At a desert village, a strange mix of concrete buildings and gers inside a fenced square compound, we had lunch. Bobby had to call the number posted outside the restaurant for the owner to come over and open up. She arrived clutching supplies from the corner grocery shop. My lunch was the most interesting so far, a third fried vegetables, a third pickled vegetables from a jar and a third sliced cucumber. It was delicious though!
From a morning of snow-capped sand dunes to an afternoon of snow-capped black rocky crags! The scenery today was great and I was so excited to get to our final destination of Yol Am, which translates as Vulture’s Mouth and is also known as the Ice Canyon.
We stopped to change the van to four wheel drive before tackling 10km of steep snow covered track. From here we were on foot, hiking through the snow drifts into the ice canyon.
I was far ahead of the others when I noticed peculiar ice pyramids jutting up from the snow. I stopped to admire them and as Bobby caught up I asked what they were caused by. In answer he swept away the snow below his feet to reveal a sheet of ice – we were walking on a frozen river!!
We followed the river for around an hour, having great fun skating, sliding and shrieking whenever the ice cracked and moved under our feet. As we went deeper into the canyon the mountains rose high above our heads blocking out the sunlight. I kept my eyes peeled hoping for a glance of ibex, mountain goat, but they were proving elusive.
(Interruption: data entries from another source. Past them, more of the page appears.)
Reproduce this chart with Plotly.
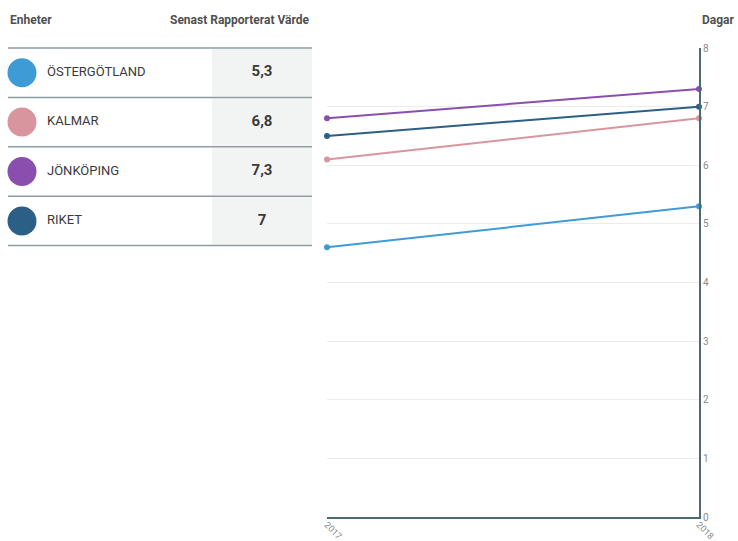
import plotly.graph_objects as go

# Data
years = [2017, 2018]
units = ["ÖSTERGÖTLAND", "KALMAR", "JÖNKÖPING", "RIKET"]
values_2017 = [4.6, 6.1, 6.8, 6.5]
values_2018 = [5.3, 6.8, 7.3, 7.0]
latest_labels = ["5,3", "6,8", "7,3", "7"]
colors = ["#3f9bd6", "#d9959e", "#8a4fae", "#2b5f86"]
y_ticks = [0, 1, 2, 3, 4, 5, 6, 7, 8]

W, H = 738, 541
AXIS_COLOR = "#4b6b72"
GRID_COLOR = "#ececec"
TEXT_COLOR = "#3a3a3a"
FONT = "Roboto"

fig = go.Figure()

# Line chart (right part)
for name, v17, v18, c in zip(units, values_2017, values_2018, colors):
    fig.add_trace(go.Scatter(
        x=years, y=[v17, v18], mode="lines+markers", name=name,
        line=dict(color=c, width=2), marker=dict(color=c, size=6),
        cliponaxis=False, showlegend=False, hoverinfo="x+y+name",
        xaxis="x", yaxis="y",
    ))

# Table (left part), drawn on a pixel-scaled overlay axis
row_top = 48
row_h = 49.4
row_centers = [row_top + row_h * (i + 0.5) for i in range(len(units))]

fig.add_trace(go.Scatter(
    x=[22] * len(units), y=row_centers, mode="markers",
    marker=dict(color=colors, size=29, line=dict(width=0)),
    showlegend=False, hoverinfo="skip", xaxis="x2", yaxis="y2",
))
fig.add_trace(go.Scatter(
    x=[47] * len(units), y=row_centers, mode="text", text=units,
    textposition="middle right",
    textfont=dict(family=FONT, size=13, color=TEXT_COLOR),
    showlegend=False, hoverinfo="skip", xaxis="x2", yaxis="y2",
))
fig.add_trace(go.Scatter(
    x=[262] * len(units), y=row_centers, mode="text",
    text=["<b>%s</b>" % t for t in latest_labels],
    textposition="middle center",
    textfont=dict(family=FONT, size=15, color=TEXT_COLOR),
    showlegend=False, hoverinfo="skip", xaxis="x2", yaxis="y2",
))

shapes = []
for i in range(len(units)):
    y0 = row_top + row_h * i
    shapes.append(dict(type="rect", xref="x2", yref="y2", x0=212, x1=312,
                       y0=y0 + 1, y1=y0 + row_h - 1,
                       fillcolor="#f2f4f4", line=dict(width=0), layer="below"))
for i in range(len(units) + 1):
    y = row_top + row_h * i
    shapes.append(dict(type="line", xref="x2", yref="y2", x0=8, x1=312,
                       y0=y, y1=y, line=dict(color="#8d9ca0", width=1.5)))

annotations = [
    dict(text="<b>Enheter</b>", x=8, y=20, xref="x2", yref="y2",
         xanchor="left", yanchor="middle", showarrow=False,
         font=dict(family=FONT, size=12, color="#505050")),
    dict(text="<b>Senast Rapporterat Värde</b>", x=312, y=20, xref="x2", yref="y2",
         xanchor="right", yanchor="middle", showarrow=False,
         font=dict(family=FONT, size=12, color="#505050")),
    dict(text="<b>Dagar</b>", x=718, y=20, xref="x2", yref="y2",
         xanchor="center", yanchor="middle", showarrow=False,
         font=dict(family=FONT, size=12, color="#505050")),
]

x0_px, x1_px = 327, 699
y0_px, y1_px = 517, 48

fig.update_layout(
    width=W, height=H,
    margin=dict(l=0, r=0, t=0, b=0, autoexpand=False),
    paper_bgcolor="white", plot_bgcolor="rgba(0,0,0,0)",
    font=dict(family=FONT),
    shapes=shapes, annotations=annotations,
    xaxis=dict(
        domain=[x0_px / W, x1_px / W], range=[2017, 2018],
        tickvals=years, ticktext=[str(y) for y in years], tickangle=45,
        tickfont=dict(family=FONT, size=9, color="#8a8a8a"),
        ticklabelstandoff=-3,
        showgrid=True, gridcolor=GRID_COLOR, gridwidth=1,
        showline=True, linecolor=AXIS_COLOR, linewidth=2,
        zeroline=False, ticks="", anchor="y", automargin=False,
    ),
    yaxis=dict(
        domain=[1 - y0_px / H, 1 - y1_px / H], range=[0, 8],
        side="right", tickvals=y_ticks,
        tickfont=dict(family=FONT, size=10, color="#8a8a8a"),
        showgrid=True, gridcolor=GRID_COLOR, gridwidth=1,
        showline=True, linecolor=AXIS_COLOR, linewidth=2,
        zeroline=False, ticks="", anchor="x", automargin=False,
    ),
    xaxis2=dict(domain=[0, 1], range=[0, W], visible=False, fixedrange=True,
                anchor="y2", automargin=False),
    yaxis2=dict(domain=[0, 1], range=[H, 0], visible=False, fixedrange=True,
                anchor="x2", automargin=False),
)

fig.write_html("out.html")
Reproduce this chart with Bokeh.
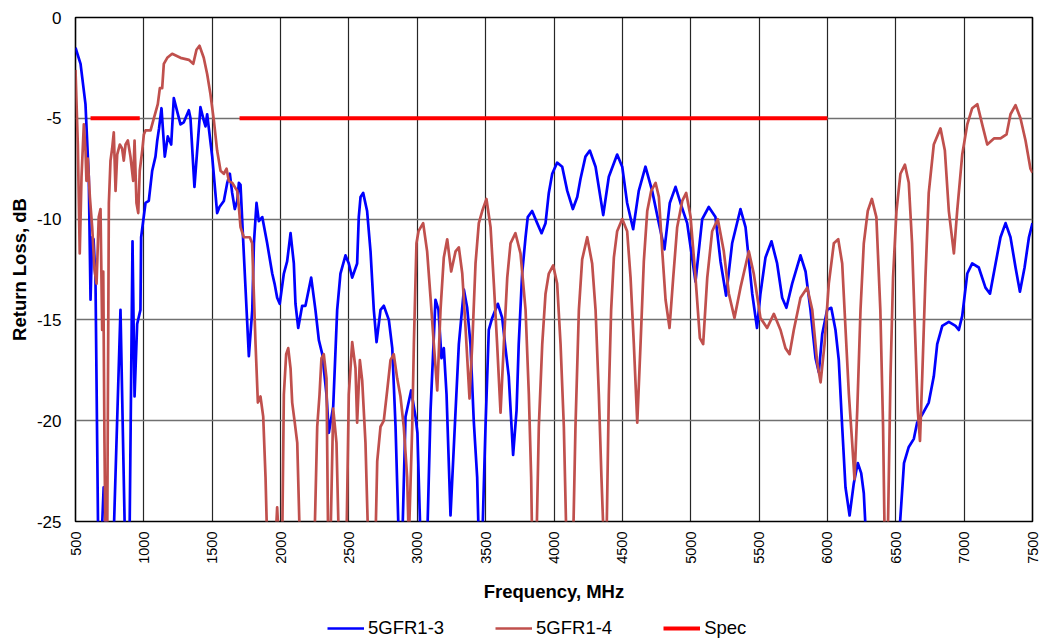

Eventually the boys had had enough although I think I could have carried on following the canyon for the full 8 kilometres. Reluctantly I followed them back and we headed back down to our ger camp. It was only 5.30pm so I decided to hike up the hillside for some great views while dinner was cooking. Our last ger and our last meal cooked by the talented Bobby – we were all feeling pretty sad.
Day seven – ten hours drive back to Ulaanbaatar
There’s not much to say about today. We were up and out by 7am on the road to Ulaanbaatar. Apart from a quick lunch stop at a surprisingly posh restaurant in Mandalgovi, we were driving continuously until we reached the city at 7.30pm. We said our goodbyes then trudged into our hostel a bit shell shocked to be back in civilisation.
I’m definitely placing this into my top ten travel experiences. Although a guided tour isn’t really my style and the cost represented a usual two week travel budget, I’m still glad I chose to do it. Staying with nomads, being the only tourists around and every sight we stopped at being empty apart from us was amazing. Mongolia in winter is a pretty special place.